A fault where both terminals are connected to chassis via < 1M is probably extremely unlikely.. but I would prefer not to depend on voltage imbalance as a means of detecting a fault state..

If I have a measured total Z for the network with f = 100Hz, and call this A, and I have a measured total Z for the network with f = 1000Hz, and call this B.. What I want (I think) is a formula which gives me R from A and B. I have always had difficulty with this kind of equation manipulation, and am hoping someone says “oh, that’s easy!”

#### recca02

Joined Apr 2, 2007
1,212
if u got the value of Z at two different frequencies.
i think u can solve that using simultaneous eqn.
B1= A + 628C
B2=A + 6280C
WHERE
A=1/R
C= capacitance
B1= 1/Z1
B2= 1/Z2
or did i get something wrong?

#### Ron H

Joined Apr 14, 2005
7,014
Why can't you do it as below? It's a simple attenuator, with no frequency switching required. Just measure the peak-to-peak voltage and calculate the resistance. You can, of course, scale the input voltage to anything convenient.
The 3 traces are for Rleak=40k, 200k, and 10Meg.

#### FredM

Joined Dec 27, 2005
124
Thank you everyone - Ron, your method looks simplest.. I will do a simulation which includes the battery etc and see if this works.
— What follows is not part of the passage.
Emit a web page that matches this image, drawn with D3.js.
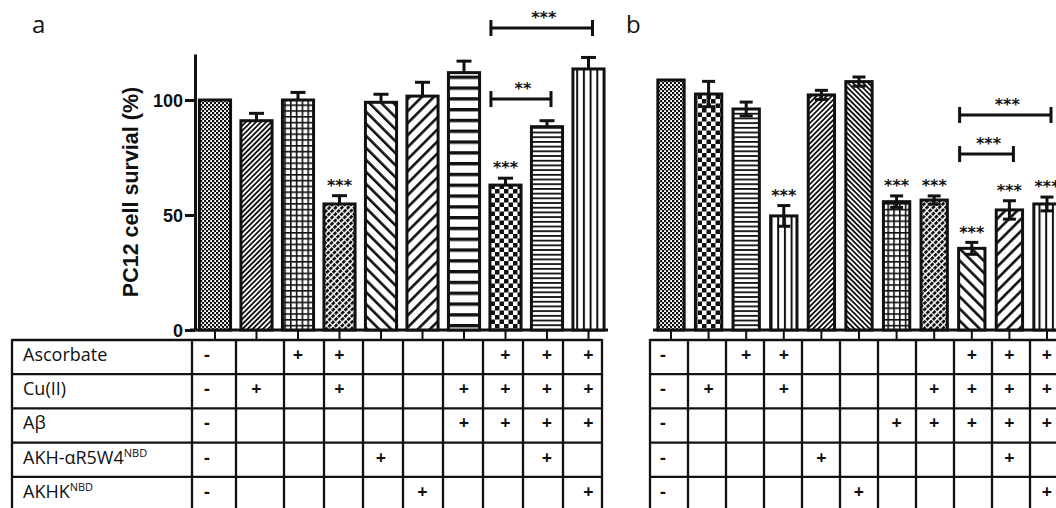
<!DOCTYPE html>
<html>
<head>
<meta charset="utf-8">
<script src="https://cdn.jsdelivr.net/npm/d3@7"></script>
<style>
  html, body { margin: 0; padding: 0; background: #fff; }
  svg { display: block; }
</style>
</head>
<body>
<svg id="chart" width="1056" height="508"></svg>
<script>
// ---- data ----
const valuesA = [100, 91, 100, 54.8, 99, 101.7, 111.9, 63, 88.4, 113.5];
const errorsA = [0, 3.2, 3.3, 3.6, 3.5, 6, 5, 3, 2.6, 5];
const starsA  = ["", "", "", "***", "", "", "", "***", "", ""];
const bracketsA = [
  { from: 7, to: 8, label: "**",  level: 100.4 },
  { from: 7, to: 9, label: "***", level: 131.3 }
];

const valuesB = [108.7, 102.6, 96.1, 49.6, 102.2, 108, 55.8, 56.5, 35.5, 52.2, 54.8];
const errorsB = [0, 5.5, 3, 4.5, 2, 2, 2.5, 1.8, 2.6, 4, 3];
const starsB  = ["", "", "", "***", "", "", "***", "***", "***", "***", "***"];
const bracketsB = [
  { from: 8, to: 9,  label: "***", level: 76.5 },
  { from: 8, to: 10, label: "***", level: 93.5 }
];

const yTicks = [0, 50, 100];
const yTitle = "PC12 cell survial (%)";

const rowNames = ["Ascorbate", "Cu(II)", "Aβ", "AKH-αR5W4", "AKHK"];
const rowSup   = ["", "", "", "NBD", "NBD"];

// treatment table, panel a
const ascA  = ["-", "", "+", "+", "", "", "", "+", "+", "+"];
const cuA   = ["-", "+", "", "+", "", "", "+", "+", "+", "+"];
const abA   = ["-", "", "", "", "", "", "+", "+", "+", "+"];
const akhA  = ["-", "", "", "", "+", "", "", "", "+", ""];
const akhkA = ["-", "", "", "", "", "+", "", "", "", "+"];
// treatment table, panel b
const ascB  = ["-", "", "+", "+", "", "", "", "", "+", "+", "+"];
const cuB   = ["-", "+", "", "+", "", "", "", "+", "+", "+", "+"];
const abB   = ["-", "", "", "", "", "", "+", "+", "+", "+", "+"];
const akhB  = ["-", "", "", "", "+", "", "", "", "", "+", ""];
const akhkB = ["-", "", "", "", "", "+", "", "", "", "", "+"];

// ---- styles ----
const fillA = ["stipple", "fineFwd", "grid", "dashDiag", "wideBack", "wideFwd", "hThick", "checker", "hThin", "vLines"];
const fillB = ["stipple", "checker", "hThin", "vLines", "fineFwd", "fineBack", "grid", "dashDiag", "wideBack", "wideFwd", "vLines"];

const svg = d3.select("#chart");
const defs = svg.append("defs");
const INK = "#111";

function pattern(id, w, h, transform, draw) {
  const p = defs.append("pattern").attr("id", id)
    .attr("patternUnits", "userSpaceOnUse")
    .attr("width", w).attr("height", h);
  if (transform) p.attr("patternTransform", transform);
  p.append("rect").attr("width", w).attr("height", h).attr("fill", "#fff");
  draw(p);
}
const blk = (p, x, y, w, h) => p.append("rect").attr("x", x).attr("y", y).attr("width", w).attr("height", h).attr("fill", INK);

pattern("stipple", 4, 4, null, p => { blk(p, 0, 0, 2.2, 2.2); blk(p, 2, 2, 2.2, 2.2); });
pattern("fineFwd", 3.6, 10, "rotate(45)", p => blk(p, 0, 0, 1.8, 10));
pattern("fineBack", 3.6, 10, "rotate(-45)", p => blk(p, 0, 0, 1.8, 10));
pattern("grid", 5.8, 5.8, null, p => { blk(p, 0, 0, 5.8, 1.6); blk(p, 0, 0, 1.6, 5.8); });
pattern("dashDiag", 4.4, 4.6, "rotate(45)", p => blk(p, 0, 0, 2.8, 3.6));
pattern("wideBack", 8.5, 10, "rotate(-45)", p => blk(p, 0, 0, 2.6, 10));
pattern("wideFwd", 8.5, 10, "rotate(45)", p => blk(p, 0, 0, 2.6, 10));
pattern("hThick", 10, 10.8, null, p => blk(p, 0, 0, 10, 3.4));
pattern("checker", 9, 9, null, p => { blk(p, 0, 0, 4.5, 4.5); blk(p, 4.5, 4.5, 4.5, 4.5); });
pattern("hThin", 10, 4.7, null, p => blk(p, 0, 0, 10, 1.8));
pattern("vLines", 6.7, 10, null, p => blk(p, 0, 0, 2, 10));

// ---- layout ----
const yBase = 330, yTop = 54;
const y = d3.scaleLinear().domain([0, 120]).range([yBase, yTop]);
const xA = d3.scaleBand().domain(d3.range(valuesA.length)).range([194.25, 609.25]).paddingInner(0.25).paddingOuter(0.125);
const xB = d3.scaleBand().domain(d3.range(valuesB.length)).range([652.2, 1065.8]).paddingInner(0.3).paddingOuter(0.15);

const tableTop = 340, rowH = 34.2, labelLeft = 12;
const colEdgesA = [192, 236, 284, 324, 363, 403, 443, 483, 523, 563, 602];
const colB = d3.scaleBand().domain(d3.range(valuesB.length)).range([650, 1068]);

const sans = "'Liberation Sans', Arial, sans-serif";
const body = "'Open Sans', 'Noto Sans', sans-serif";
const starFont = "'DejaVu Sans', sans-serif";
const STAR_FS = 16;

// ---- panel letters ----
svg.append("text").attr("x", 32).attr("y", 33).attr("font-family", body).attr("font-size", 24).attr("fill", INK).text("a");
svg.append("text").attr("x", 626).attr("y", 33).attr("font-family", body).attr("font-size", 24).attr("fill", INK).text("b");

// ---- y axis (panel a) ----
const yAxisG = svg.append("g").attr("transform", "translate(195,0)")
  .call(d3.axisLeft(y).tickValues(yTicks).tickSize(10).tickPadding(2).tickSizeOuter(0));
yAxisG.select(".domain").attr("stroke", INK).attr("stroke-width", 3);
yAxisG.selectAll(".tick line").attr("stroke", INK).attr("stroke-width", 3);
yAxisG.selectAll(".tick text").attr("font-family", sans).attr("font-weight", "bold")
  .attr("font-size", 18).attr("fill", INK).attr("dy", "0.36em");

svg.append("text").attr("transform", "translate(138,192) rotate(-90)")
  .attr("text-anchor", "middle").attr("font-family", sans).attr("font-weight", "bold")
  .attr("font-size", 21.5).attr("fill", INK).text(yTitle);

function drawPanel(x, values, errors, stars, brackets, fills, axisStart, axisEnd, bothWays) {
  const g = svg.append("g");
  // baseline axis + ticks down to table
  g.append("line").attr("x1", axisStart).attr("x2", axisEnd).attr("y1", yBase).attr("y2", yBase)
    .attr("stroke", INK).attr("stroke-width", 3);
  g.selectAll(".xt").data(values).join("line")
    .attr("x1", (d, i) => x(i) + x.bandwidth() / 2).attr("x2", (d, i) => x(i) + x.bandwidth() / 2)
    .attr("y1", yBase).attr("y2", tableTop)
    .attr("stroke", INK).attr("stroke-width", 2);

  // bars
  g.selectAll(".bar").data(values).join("rect")
    .attr("x", (d, i) => x(i)).attr("width", x.bandwidth())
    .attr("y", d => y(d)).attr("height", d => y(0) - y(d))
    .attr("fill", (d, i) => `url(#${fills[i]})`)
    .attr("stroke", INK).attr("stroke-width", 3);

  // error bars
  const capW = bothWays ? 13 : 15;
  values.forEach((v, i) => {
    const e = errors[i];
    if (!e) return;
    const cx = x(i) + x.bandwidth() / 2;
    const lo = bothWays ? v - e : v;
    g.append("line").attr("x1", cx).attr("x2", cx).attr("y1", y(lo)).attr("y2", y(v + e))
      .attr("stroke", INK).attr("stroke-width", 3);
    g.append("line").attr("x1", cx - capW / 2).attr("x2", cx + capW / 2).attr("y1", y(v + e)).attr("y2", y(v + e))
      .attr("stroke", INK).attr("stroke-width", 3);
    if (bothWays) {
      g.append("line").attr("x1", cx - capW / 2).attr("x2", cx + capW / 2).attr("y1", y(lo)).attr("y2", y(lo))
        .attr("stroke", INK).attr("stroke-width", 3);
    }
  });

  // significance marks over bars (glyph centre ~14px above the cap)
  g.selectAll(".star").data(values).join("text")
    .attr("x", (d, i) => x(i) + x.bandwidth() / 2)
    .attr("y", (d, i) => y(d + errors[i]) - 14 + 0.58 * STAR_FS)
    .attr("text-anchor", "middle").attr("font-family", starFont).attr("font-weight", "bold")
    .attr("font-size", STAR_FS).attr("fill", INK)
    .text((d, i) => stars[i]);

  // comparison brackets
  brackets.forEach(b => {
    const x1 = x(b.from) + 1;
    const x2 = x(b.to) + x.bandwidth() / 2 + 4;
    const yy = y(b.level);
    g.append("line").attr("x1", x1).attr("x2", x2).attr("y1", yy).attr("y2", yy).attr("stroke", INK).attr("stroke-width", 3);
    [x1, x2].forEach(xx => g.append("line").attr("x1", xx).attr("x2", xx).attr("y1", yy - 8).attr("y2", yy + 8)
      .attr("stroke", INK).attr("stroke-width", 3));
    g.append("text").attr("x", (x1 + x2) / 2 + 2).attr("y", yy - 14 + 0.58 * STAR_FS)
      .attr("text-anchor", "middle").attr("font-family", starFont).attr("font-weight", "bold")
      .attr("font-size", STAR_FS).attr("fill", INK)
      .text(b.label);
  });
}

drawPanel(xA, valuesA, errorsA, starsA, bracketsA, fillA, 190, 608, false);
drawPanel(xB, valuesB, errorsB, starsB, bracketsB, fillB, 653, 1070, true);

// ---- treatment tables ----
const tableBottom = tableTop + rowH * 5.5;
function drawTable(edges, centers, rows, withLabels) {
  const g = svg.append("g");
  const left = withLabels ? labelLeft : edges[0];
  const right = edges[edges.length - 1];
  for (let r = 0; r <= 5; r++) {
    const yy = tableTop + r * rowH;
    g.append("line").attr("x1", left).attr("x2", right).attr("y1", yy).attr("y2", yy)
      .attr("stroke", INK).attr("stroke-width", 2.3);
  }
  const vx = withLabels ? [labelLeft].concat(edges) : edges;
  vx.forEach(xx => g.append("line").attr("x1", xx).attr("x2", xx).attr("y1", tableTop - 1).attr("y2", tableBottom)
    .attr("stroke", INK).attr("stroke-width", 2.3));

  rows.forEach((row, r) => {
    const base = tableTop + r * rowH + 21;
    if (withLabels) {
      const t = g.append("text").attr("x", 23).attr("y", base)
        .attr("font-family", body).attr("font-size", 18).attr("fill", INK);
      t.append("tspan").text(rowNames[r]);
      if (rowSup[r]) t.append("tspan").attr("font-size", 11).attr("dy", -7).text(rowSup[r]);
    }
    row.forEach((s, i) => {
      if (!s) return;
      g.append("text").attr("x", centers[i] - (s === "-" ? 8 : 0)).attr("y", base)
        .attr("text-anchor", "middle").attr("font-family", body).attr("font-weight", "bold")
        .attr("font-size", 18).attr("fill", INK).text(s);
    });
  });
}

const centersA = valuesA.map((d, i) => xA(i) + xA.bandwidth() / 2);
const centersB = valuesB.map((d, i) => xB(i) + xB.bandwidth() / 2);
drawTable(colEdgesA, centersA, [ascA, cuA, abA, akhA, akhkA], true);
drawTable(colB.domain().map(i => colB(i)).concat([colB.range()[1]]), centersB, [ascB, cuB, abB, akhB, akhkB], false);
</script>
</body>
</html>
I am still interested in a mathematical solution to derive R.. More now because I have a problem solving simultaneous equations, and this is a problem I want to rectify.. I often find that seeing a solution to a 'real' problem teaches me more than hours getting lost in taxt books.

Once again.. Thank you all. I have not posted here before, and am stunned by the fantastic level of interest and help.

#### recca02

Joined Apr 2, 2007
1,212
maybe you can post the values of z for the two frequencies.
and we can have a go at finding values of r and c.
BTW some calculators can solve simultaneous eqn for u.